**Description of the task:** Copy every line of the data exactly, leaving nothing out.
******************************
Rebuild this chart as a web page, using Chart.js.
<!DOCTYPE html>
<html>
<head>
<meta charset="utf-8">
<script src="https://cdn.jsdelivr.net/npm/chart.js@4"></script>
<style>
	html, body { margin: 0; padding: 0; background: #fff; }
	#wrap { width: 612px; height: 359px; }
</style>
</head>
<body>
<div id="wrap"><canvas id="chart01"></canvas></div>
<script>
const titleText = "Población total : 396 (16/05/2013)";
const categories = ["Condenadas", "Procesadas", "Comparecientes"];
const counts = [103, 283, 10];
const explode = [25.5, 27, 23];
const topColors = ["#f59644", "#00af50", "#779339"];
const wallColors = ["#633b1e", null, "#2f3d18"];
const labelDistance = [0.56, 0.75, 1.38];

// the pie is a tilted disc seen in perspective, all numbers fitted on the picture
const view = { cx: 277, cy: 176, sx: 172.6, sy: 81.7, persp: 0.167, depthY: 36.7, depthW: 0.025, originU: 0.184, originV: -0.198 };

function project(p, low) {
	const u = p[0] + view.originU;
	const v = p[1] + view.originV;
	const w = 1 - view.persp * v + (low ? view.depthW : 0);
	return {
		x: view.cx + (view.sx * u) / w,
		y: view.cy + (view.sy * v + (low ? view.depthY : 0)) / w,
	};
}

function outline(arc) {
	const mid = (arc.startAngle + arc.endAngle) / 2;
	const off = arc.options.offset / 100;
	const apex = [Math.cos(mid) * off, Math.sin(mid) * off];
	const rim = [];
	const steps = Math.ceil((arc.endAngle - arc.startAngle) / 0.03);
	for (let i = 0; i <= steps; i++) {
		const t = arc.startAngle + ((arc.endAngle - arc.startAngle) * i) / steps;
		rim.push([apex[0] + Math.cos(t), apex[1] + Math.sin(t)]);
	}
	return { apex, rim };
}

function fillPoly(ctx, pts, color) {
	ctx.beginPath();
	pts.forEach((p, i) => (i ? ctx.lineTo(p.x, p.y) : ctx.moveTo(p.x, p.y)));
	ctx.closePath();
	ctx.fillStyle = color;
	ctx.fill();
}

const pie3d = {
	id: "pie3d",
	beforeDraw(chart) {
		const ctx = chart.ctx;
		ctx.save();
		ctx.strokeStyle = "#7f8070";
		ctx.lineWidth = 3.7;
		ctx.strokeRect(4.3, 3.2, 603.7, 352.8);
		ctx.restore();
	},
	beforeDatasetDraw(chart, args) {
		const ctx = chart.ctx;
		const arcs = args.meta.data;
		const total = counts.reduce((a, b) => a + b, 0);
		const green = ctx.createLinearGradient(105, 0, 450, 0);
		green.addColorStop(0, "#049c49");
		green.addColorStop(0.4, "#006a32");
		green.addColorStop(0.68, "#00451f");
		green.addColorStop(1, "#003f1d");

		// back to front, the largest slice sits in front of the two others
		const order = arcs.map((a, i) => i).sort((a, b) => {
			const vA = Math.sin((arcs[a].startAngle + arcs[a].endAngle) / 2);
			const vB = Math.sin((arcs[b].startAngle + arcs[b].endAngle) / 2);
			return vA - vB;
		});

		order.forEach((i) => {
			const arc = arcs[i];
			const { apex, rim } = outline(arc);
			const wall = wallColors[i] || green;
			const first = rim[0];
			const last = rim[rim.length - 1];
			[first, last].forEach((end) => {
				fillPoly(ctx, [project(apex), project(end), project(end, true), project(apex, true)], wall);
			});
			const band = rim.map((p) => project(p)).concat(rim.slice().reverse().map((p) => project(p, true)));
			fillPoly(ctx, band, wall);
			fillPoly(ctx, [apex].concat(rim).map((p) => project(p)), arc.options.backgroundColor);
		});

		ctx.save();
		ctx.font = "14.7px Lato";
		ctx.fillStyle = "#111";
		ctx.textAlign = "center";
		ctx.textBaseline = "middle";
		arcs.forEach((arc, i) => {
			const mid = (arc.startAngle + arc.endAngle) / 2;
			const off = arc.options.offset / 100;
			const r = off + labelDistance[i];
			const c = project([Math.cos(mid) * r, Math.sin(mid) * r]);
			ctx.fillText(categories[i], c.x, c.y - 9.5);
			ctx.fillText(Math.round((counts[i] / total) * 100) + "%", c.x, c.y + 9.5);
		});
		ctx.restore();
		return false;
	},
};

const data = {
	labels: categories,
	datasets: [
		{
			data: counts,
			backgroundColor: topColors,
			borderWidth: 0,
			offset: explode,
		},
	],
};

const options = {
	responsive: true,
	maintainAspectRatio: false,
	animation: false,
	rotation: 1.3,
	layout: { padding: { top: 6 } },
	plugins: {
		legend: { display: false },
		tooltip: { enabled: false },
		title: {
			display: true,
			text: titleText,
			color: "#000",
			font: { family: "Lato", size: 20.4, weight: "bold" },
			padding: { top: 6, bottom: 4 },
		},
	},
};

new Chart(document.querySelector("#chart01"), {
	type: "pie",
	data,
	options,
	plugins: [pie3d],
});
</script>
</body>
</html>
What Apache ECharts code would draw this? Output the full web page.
******************************
**Reply:**
Rebuild this chart as a web page, using Chart.js.
<!DOCTYPE html>
<html>
<head>
<meta charset="utf-8">
<script src="https://cdn.jsdelivr.net/npm/chart.js@4"></script>
<style>
	html, body { margin: 0; padding: 0; background: #fff; }
	#wrap { width: 612px; height: 359px; }
</style>
</head>
<body>
<div id="wrap"><canvas id="chart01"></canvas></div>
<script>
const titleText = "Población total : 396 (16/05/2013)";
const categories = ["Condenadas", "Procesadas", "Comparecientes"];
const counts = [103, 283, 10];
const explode = [25.5, 27, 23];
const topColors = ["#f59644", "#00af50", "#779339"];
const wallColors = ["#633b1e", null, "#2f3d18"];
const labelDistance = [0.56, 0.75, 1.38];

// the pie is a tilted disc seen in perspective, all numbers fitted on the picture
const view = { cx: 277, cy: 176, sx: 172.6, sy: 81.7, persp: 0.167, depthY: 36.7, depthW: 0.025, originU: 0.184, originV: -0.198 };

function project(p, low) {
	const u = p[0] + view.originU;
	const v = p[1] + view.originV;
	const w = 1 - view.persp * v + (low ? view.depthW : 0);
	return {
		x: view.cx + (view.sx * u) / w,
		y: view.cy + (view.sy * v + (low ? view.depthY : 0)) / w,
	};
}

function outline(arc) {
	const mid = (arc.startAngle + arc.endAngle) / 2;
	const off = arc.options.offset / 100;
	const apex = [Math.cos(mid) * off, Math.sin(mid) * off];
	const rim = [];
	const steps = Math.ceil((arc.endAngle - arc.startAngle) / 0.03);
	for (let i = 0; i <= steps; i++) {
		const t = arc.startAngle + ((arc.endAngle - arc.startAngle) * i) / steps;
		rim.push([apex[0] + Math.cos(t), apex[1] + Math.sin(t)]);
	}
	return { apex, rim };
}

function fillPoly(ctx, pts, color) {
	ctx.beginPath();
	pts.forEach((p, i) => (i ? ctx.lineTo(p.x, p.y) : ctx.moveTo(p.x, p.y)));
	ctx.closePath();
	ctx.fillStyle = color;
	ctx.fill();
}

const pie3d = {
	id: "pie3d",
	beforeDraw(chart) {
		const ctx = chart.ctx;
		ctx.save();
		ctx.strokeStyle = "#7f8070";
		ctx.lineWidth = 3.7;
		ctx.strokeRect(4.3, 3.2, 603.7, 352.8);
		ctx.restore();
	},
	beforeDatasetDraw(chart, args) {
		const ctx = chart.ctx;
		const arcs = args.meta.data;
		const total = counts.reduce((a, b) => a + b, 0);
		const green = ctx.createLinearGradient(105, 0, 450, 0);
		green.addColorStop(0, "#049c49");
		green.addColorStop(0.4, "#006a32");
		green.addColorStop(0.68, "#00451f");
		green.addColorStop(1, "#003f1d");

		// back to front, the largest slice sits in front of the two others
		const order = arcs.map((a, i) => i).sort((a, b) => {
			const vA = Math.sin((arcs[a].startAngle + arcs[a].endAngle) / 2);
			const vB = Math.sin((arcs[b].startAngle + arcs[b].endAngle) / 2);
			return vA - vB;
		});

		order.forEach((i) => {
			const arc = arcs[i];
			const { apex, rim } = outline(arc);
			const wall = wallColors[i] || green;
			const first = rim[0];
			const last = rim[rim.length - 1];
			[first, last].forEach((end) => {
				fillPoly(ctx, [project(apex), project(end), project(end, true), project(apex, true)], wall);
			});
			const band = rim.map((p) => project(p)).concat(rim.slice().reverse().map((p) => project(p, true)));
			fillPoly(ctx, band, wall);
			fillPoly(ctx, [apex].concat(rim).map((p) => project(p)), arc.options.backgroundColor);
		});

		ctx.save();
		ctx.font = "14.7px Lato";
		ctx.fillStyle = "#111";
		ctx.textAlign = "center";
		ctx.textBaseline = "middle";
		arcs.forEach((arc, i) => {
			const mid = (arc.startAngle + arc.endAngle) / 2;
			const off = arc.options.offset / 100;
			const r = off + labelDistance[i];
			const c = project([Math.cos(mid) * r, Math.sin(mid) * r]);
			ctx.fillText(categories[i], c.x, c.y - 9.5);
			ctx.fillText(Math.round((counts[i] / total) * 100) + "%", c.x, c.y + 9.5);
		});
		ctx.restore();
		return false;
	},
};

const data = {
	labels: categories,
	datasets: [
		{
			data: counts,
			backgroundColor: topColors,
			borderWidth: 0,
			offset: explode,
		},
	],
};

const options = {
	responsive: true,
	maintainAspectRatio: false,
	animation: false,
	rotation: 1.3,
	layout: { padding: { top: 6 } },
	plugins: {
		legend: { display: false },
		tooltip: { enabled: false },
		title: {
			display: true,
			text: titleText,
			color: "#000",
			font: { family: "Lato", size: 20.4, weight: "bold" },
			padding: { top: 6, bottom: 4 },
		},
	},
};

new Chart(document.querySelector("#chart01"), {
	type: "pie",
	data,
	options,
	plugins: [pie3d],
});
</script>
</body>
</html>
What Apache ECharts code would draw this? Output the full web page.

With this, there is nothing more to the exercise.